Premiere „Pension Schöller“: Wo Wahn und Wirklichkeit sich treffen
Dieses Stück könnte einer der Renner der Saison werden. Das Ensemble agiert in Hochform.
Krefeld. „Pension Schöller“ verspricht, einer der Renner der Saison zu werden: Regisseur Michael Gruner, Bühnen- und Kostümbildner Udo Hesse und dem Schauspielensemble ist eine überzeugende Aufführung gelungen, die bei der Premiere am Samstag begeistert gefeiert wurde.
Im Schwank von Carl Laufs und Wilhelm Jacoby kommt ein reicher Mann vom Lande in die Stadt: Er möchte eine Nervenheilanstalt besichtigen. Sein Neffe behauptet, der Gesellschaftsabend in der Pension Schöller sei eigentlich eine Soiree im Sanatorium. Und so trifft der reiche, weltfremde Onkel Klapproth (Daniel Minetti) lauter Menschen, die er für verrückt hält. Mit dem Ergebnis, dass alle diese Leute am Rande der Normalität ihn für den Verrückten halten.

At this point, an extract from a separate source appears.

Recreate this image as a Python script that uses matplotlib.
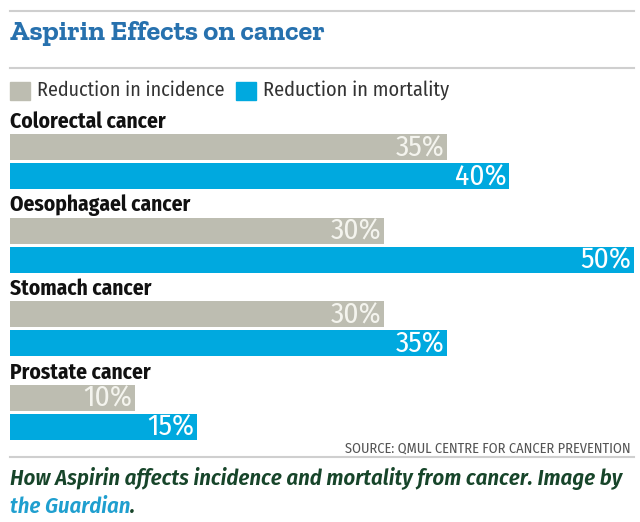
import matplotlib
matplotlib.use("Agg")
import matplotlib.pyplot as plt
import matplotlib.font_manager as fm

cancers = ["Colorectal cancer", "Oesophagael cancer", "Stomach cancer", "Prostate cancer"]
incidence = [35, 30, 30, 10]
mortality = [40, 50, 35, 15]
series_names = ["Reduction in incidence", "Reduction in mortality"]

GREY = "#bdbdb1"
BLUE = "#00a9df"

installed = {f.name for f in fm.fontManager.ttflist}


def pick(cands):
    for c in cands:
        if c in installed:
            return c
    return "DejaVu Sans"


narrow = pick(["Fira Sans Condensed", "Roboto Condensed", "PT Sans Narrow", "Open Sans Condensed",
               "Encode Sans Condensed", "Archivo Narrow", "Liberation Sans Narrow", "DejaVu Sans"])
slab = pick(["Zilla Slab", "Roboto Slab", "Arvo", "Bitter", "DejaVu Serif"])

W, H = 640, 522
fig = plt.figure(figsize=(W / 100, H / 100), dpi=100)
ax = fig.add_axes([0, 0, 1, 1])
# x in value units: 0 -> 10px, 50 -> 634px ; y in pixel rows
scale = 624 / 50
ax.set_xlim(-10 / scale, (W - 10) / scale)
ax.set_ylim(H, 0)
ax.axis("off")
renderer = fig.canvas.get_renderer()


def fx(px):
    return px / W


def fy(py):
    return 1 - py / H


def fit(t, width):
    # scale the font so the text is as wide as in the reference
    w = t.get_window_extent(renderer).width
    t.set_fontsize(t.get_fontsize() * width / w)
    return t


# rules
for yy in (11, 68, 457):
    fig.add_artist(plt.Line2D([fx(10), fx(634)], [fy(yy), fy(yy)], color="#cfcfcf", lw=1.5))

fit(fig.text(fx(10), fy(33), "Aspirin Effects on cancer", family=slab, weight="bold",
             fontsize=17, color="#2771ae", va="center", ha="left"), 315)

# legend
leg_x = [(10, 37, 188), (236, 263, 187)]
for name, col, (sx, tx, tw) in zip(series_names, [GREY, BLUE], leg_x):
    fig.patches.append(plt.Rectangle((fx(sx), fy(100)), 20 / W, 18 / H, color=col,
                                     transform=fig.transFigure, figure=fig))
    fit(fig.text(fx(tx), fy(90), name, family=narrow, fontsize=13, color="#333333",
                 va="center", ha="left"), tw)

# bars
top0, step = 122, 83.5
bh = 26
probe = ax.text(0, 0, cancers[0], family=narrow, weight="bold", fontsize=13)
fit(probe, 156)
cat_fs = probe.get_fontsize()
probe.remove()
probe = ax.text(0, 0, "35%", family=narrow, fontsize=18)
fit(probe, 49)
pct_fs = probe.get_fontsize()
probe.remove()

for i, (cat, a, b) in enumerate(zip(cancers, incidence, mortality)):
    top = top0 + i * step
    ax.text(0, top, cat, family=narrow, weight="bold", fontsize=cat_fs, color="#111111",
            va="center", ha="left")
    ax.barh(top + 25, a, height=bh, color=GREY, left=0)
    ax.barh(top + 54, b, height=bh, color=BLUE, left=0)
    ax.text(a - 0.2, top + 26, f"{a}%", family=narrow, fontsize=pct_fs, color="#f4f4ee",
            va="center", ha="right")
    ax.text(b - 0.2, top + 55, f"{b}%", family=narrow, fontsize=pct_fs, color="white",
            va="center", ha="right")

fit(fig.text(fx(631), fy(448), "SOURCE: QMUL CENTRE FOR CANCER PREVENTION", family=narrow,
             fontsize=8, color="#555555", va="center", ha="right"), 286)

cap = fit(fig.text(fx(10), fy(478),
                   "How Aspirin affects incidence and mortality from cancer. Image by",
                   family=narrow, style="italic", weight="semibold", fontsize=17,
                   color="#17452a", va="center", ha="left"), 611)
t1 = fig.text(fx(10), fy(507), "the Guardian", family=narrow, style="italic",
              weight="semibold", fontsize=cap.get_fontsize(), color="#1f9fcf",
              va="center", ha="left")
bb = t1.get_window_extent(renderer)
fig.text(bb.x1 / W, fy(507), ".", family=narrow, style="italic", weight="semibold",
         fontsize=cap.get_fontsize(), color="#17452a", va="center", ha="left")

fig.savefig("out.png", dpi=100)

Das ist Stoff genug für aberwitzige Szenen. Dem Weltreisenden Prof. Bernhardy (Christopher Wintgens) glaubt man seine Abenteuerlust erst, als er Klapproth eine Kiste mit zwei Baby-Leoparden verehren will. Schriftstellerin Josephine Zillertal (Esther Keil) giert nach Geschichten, deren Absurdität sie gar nicht mitbekommt. Joachim Henschke gibt den traumatisierten und stets angegriffenen Major a.D. von Mühlen. Am liebsten fordert er zum Duell.
Auch Pensionsbesitzer Schöller (Bruno Winzen) hat einen Tick: Nervös wirft er im Gespräch seinen Kopf zurück, wenn er seine Tochter verkuppeln will. Schöllers Neffe hat einen kuriosen Sprachfehler, er sagt „n“ statt „l“. Und doch lässt er nicht von seiner Theaterleidenschaft und zitiert vehement aus „Schinners Wannenstein“. Grandios in Sprache und Bewegung zeigte sich Jan Kersjes, Gast aus Dessau, eingesprungen für den erkrankten Paul Steinbach.
Auch die beiden neuen Ensemble-Mitglieder Nele Jung als Franziska Schöller und Jonathan Hutter als Alfred Klapproth — noch ein Neffe in dem Schwank — überzeugen auf der Krefelder Bühne. Das Gleiche gilt für Eva Spott als harmlose Schwester mit Männerwunsch.
Ein sparsames Bühnenbild mit einem zentralen Bett und drei Türen für das „Tür auf, Tür zu“ der Komödie schiebt die drei Ebenen (Pension Schöller, Gesellschaftsabend und Landsitz) ineinander. Damit stolpern die Darsteller durch Zeit und Raum, Wahn und Wirklichkeit vermischen sich miteinander.
Regisseur Michael Gruner siedelt das Stück zwischen Traum und Wachen an: Bei dem Verwirrspiel weiß man nie genau, wie verrückt die Leute nun sind. In bester Form tritt, leicht trottelig, Minetti als Klapproth auf: mal Akteur, mal Beobachter und für einen kurzen Moment ein Träumer. Aber diese einfache Auflösung des Vexierspiels kippt Gruner mit der Schlussszene nochmals um. Dann sind plötzlich alle eine Mischung aus Automaten und Totentänzern — vielleicht war es doch ein Alptraum, aus dem Klapproth erwachte?